Why this idea matters so much
Once Elvish immortality is understood properly, the Elves themselves begin to look different.
They are not simply a fantasy race with better hair, sharper eyes, and endless lifespan.
They are a people caught in a profound tension.
They are bound to the world, yet the world is marred.
They endure, yet endurance brings sorrow.
They do not die as Men die, yet neither are they spared loss.
That is why the Elves often feel both beautiful and tragic at the same time.
Their immortality is real.
But it is not simple freedom from death.
It is a long fidelity to the life of Arda, with all the memory, grief, and weariness that such fidelity demands.

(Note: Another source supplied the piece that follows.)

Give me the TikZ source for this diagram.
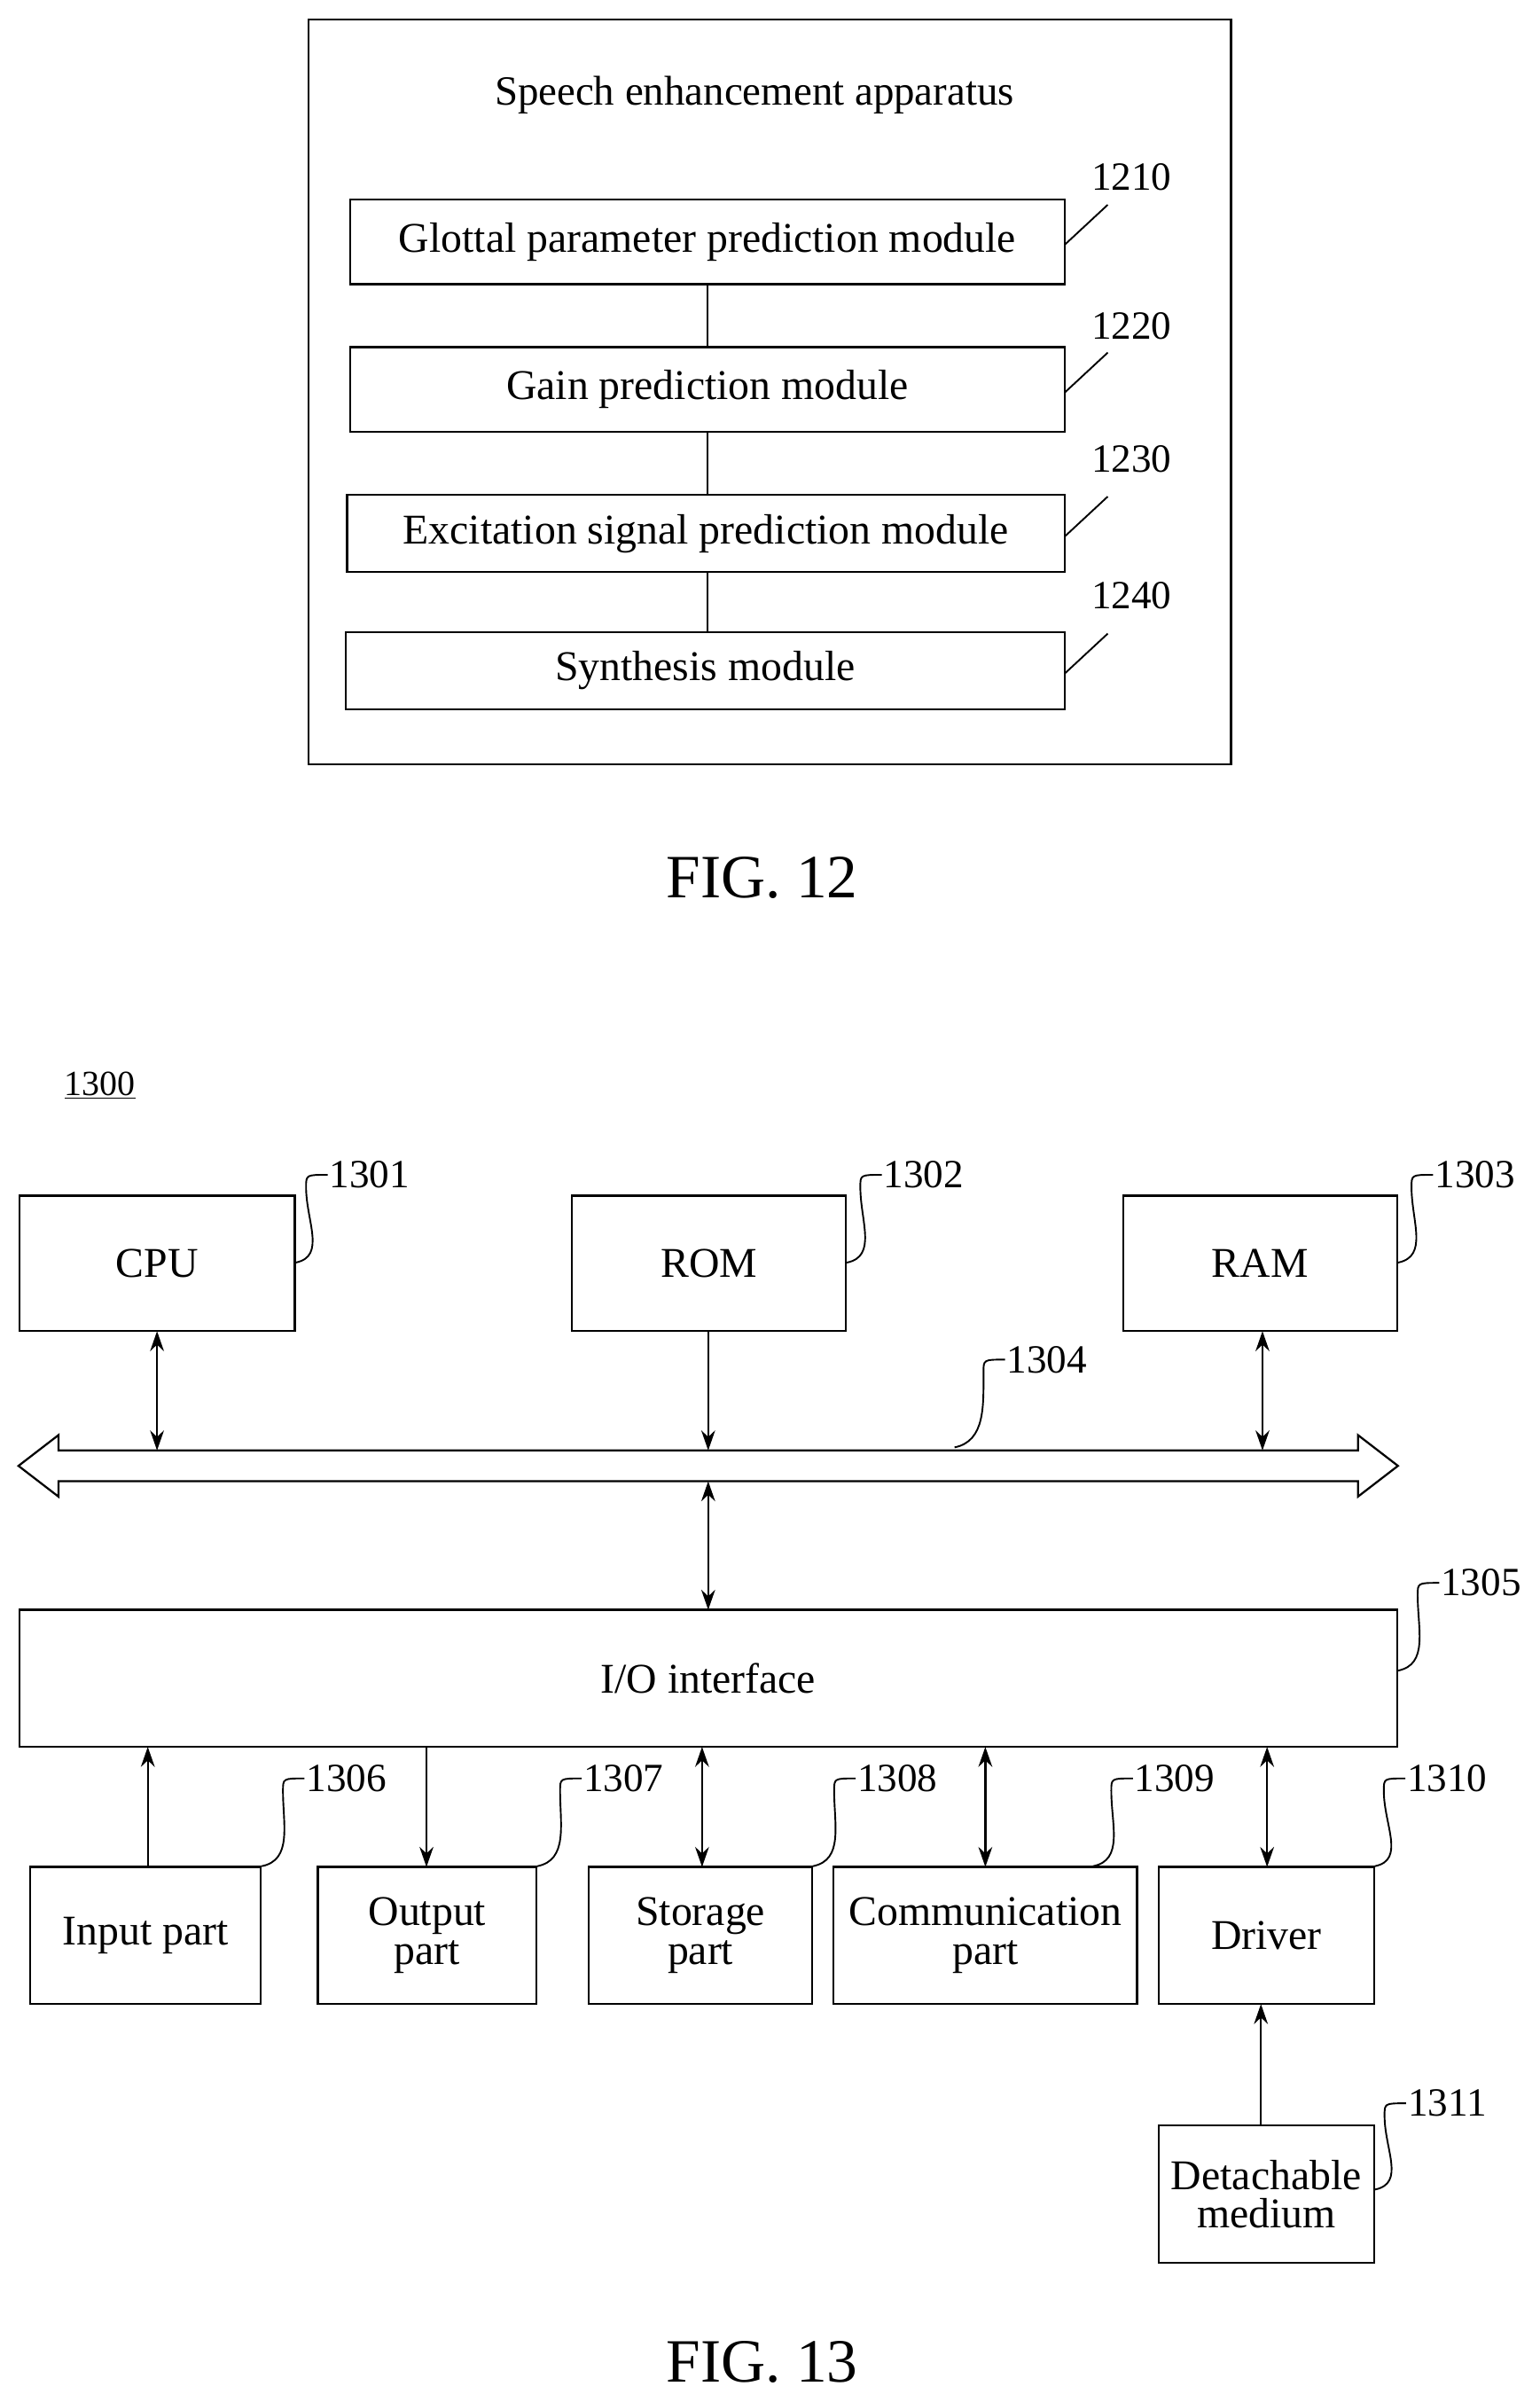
\documentclass[tikz,border=0pt]{standalone}
\usepackage{fontspec}
\setmainfont{Liberation Serif}
\usetikzlibrary{arrows.meta,calc}
\begin{document}
\begin{tikzpicture}[x=1pt,y=-1pt,
  box/.style={draw,line width=1.3pt,inner sep=0pt,outer sep=0pt,font=\fontsize{27.5}{30}\selectfont,align=center},
  lbl/.style={font=\fontsize{26}{28}\selectfont,inner sep=1pt},
  ln/.style={line width=1.3pt},
  ar/.style={ln,-{Stealth[length=13pt,width=9pt]}},
  dar/.style={ln,{Stealth[length=13pt,width=9pt]}-{Stealth[length=13pt,width=9pt]}},
  lead/.style={line width=1.1pt}]
\useasboundingbox (0,0) rectangle (1000,1560);
\fill[white] (0,0) rectangle (1000,1560);
% FIG 12
\node[draw,line width=1.3pt,minimum width=599pt,minimum height=484pt,inner sep=0pt] (outer) at (500,254.5) {};
\node[lbl,font=\fontsize{27}{29}\selectfont] (title) at (490,62) {Speech enhancement apparatus};
\def\mb#1#2#3#4#5{\node[box,minimum width=#3pt,minimum height=#4pt] (#1) at (#2) {#5};}
\mb{g1}{459.5,157}{464}{55}{Glottal parameter prediction module}
\mb{g2}{459.5,253}{464}{55}{Gain prediction module}
\mb{g3}{458.5,346.5}{466}{50}{Excitation signal prediction module}
\mb{g4}{458,435.5}{467}{50}{Synthesis module}
\draw[ln] (g1.south) -- (g2.north);
\draw[ln] (g2.south -| g1.south) -- (g3.north -| g1.south);
\draw[ln] (g3.south -| g1.south) -- (g4.north -| g1.south);
\foreach \n/\t/\y in {g1/1210/115,g2/1220/212,g3/1230/298,g4/1240/387}{
  \node[lbl] (l\t) at (735,\y) {\t};
  \draw[lead] (\n.east) ++(0,2) -- ++(28,-26);
}
\node[font=\fontsize{40}{44}\selectfont] (f12) at (495,570) {FIG. 12};
% FIG 13
\node[lbl,font=\fontsize{23}{25}\selectfont] (n1300) at (65,705) {\underline{1300}};
\node[box,minimum width=179pt,minimum height=88pt] (cpu) at (102,820.5) {CPU};
\node[box,minimum width=178pt,minimum height=88pt] (rom) at (460.5,820.5) {ROM};
\node[box,minimum width=178pt,minimum height=88pt] (ram) at (818.5,820.5) {RAM};
% bus
\draw[ln] (12,952) -- (38,932) -- (38,942) -- (882,942) -- (882,932) -- (908,952) -- (882,972) -- (882,962) -- (38,962) -- (38,972) -- cycle;
\coordinate (b1) at (102,942); \coordinate (b2) at (460,942); \coordinate (b3) at (820,942);
\coordinate (b4) at (460,962);
\draw[dar] (cpu.south) -- (b1);
\draw[ar] (rom.south -| b2) -- (b2);
\draw[dar] (ram.south -| b3) -- (b3);
\node[box,minimum width=895pt,minimum height=89pt] (io) at (460,1090) {I/O interface};
\draw[dar] (b4) -- (io.north -| b4);
% bottom
\node[box,minimum width=150pt,minimum height=89pt] (inp) at (94.5,1257) {Input part};
\node[box,minimum width=142pt,minimum height=89pt] (outp) at (277.5,1257) {Output\\[-5pt]part};
\node[box,minimum width=145pt,minimum height=89pt] (stor) at (455,1257) {Storage\\[-5pt]part};
\node[box,minimum width=197pt,minimum height=89pt] (comm) at (640,1257) {Communication\\[-5pt]part};
\node[box,minimum width=140pt,minimum height=89pt] (drv) at (822.5,1257) {Driver};
\node[box,minimum width=140pt,minimum height=89pt] (det) at (822.5,1425) {Detachable\\[-5pt]medium};
\draw[ar] (inp.north -| 96,0) -- (io.south -| 96,0);
\draw[ar] (io.south -| 277,0) -- (outp.north -| 277,0);
\draw[dar] (io.south -| 456,0) -- (stor.north -| 456,0);
\draw[dar] (io.south -| 640,0) -- (comm.north -| 640,0);
\draw[dar] (io.south -| 823,0) -- (drv.north -| 823,0);
\draw[ar] (det.north -| 819,0) -- (drv.south -| 819,0);
% leaders
\foreach \t/\lx/\ly/\px/\py in {1301/240/763/192/820, 1302/600/763/550/820, 1303/958/763/908/820,
  1304/680/883/620/940, 1305/962/1028/908/1085,
  1306/225/1155/170/1212, 1307/405/1155/349/1212, 1308/583/1155/528/1212,
  1309/763/1155/710/1212, 1310/940/1155/893/1212, 1311/940/1366/893/1422}{
  \node[lbl] (n\t) at (\lx,\ly) {\t};
  \coordinate (p\t) at (\px,\py);
  \draw[lead] (p\t) .. controls +(20,-4) and +(0,22) .. ($(n\t.west)+(-14,8)$) .. controls +(0,-8) .. (n\t.west);
}
\node[font=\fontsize{40}{44}\selectfont] (f13) at (495,1534) {FIG. 13};
\end{tikzpicture}
\end{document}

The clearest way to say it
So, in the simplest possible form:
Elves are immortal because they do not die of age and are bound to the life of the world.
They can still be slain, and they can die of overwhelming grief.
When they die, their spirits remain within the world’s order and go to Mandos rather than passing beyond the world as Men do.
Some may eventually be re-embodied.
And if they remain in Middle-earth long enough, immortality does not look like endless youthful life, but like memory, weariness, and fading.
That is the part many summaries miss.
The Elves do not simply live forever.
They remain.
And in Middle-earth, remaining is not always the gentlest fate.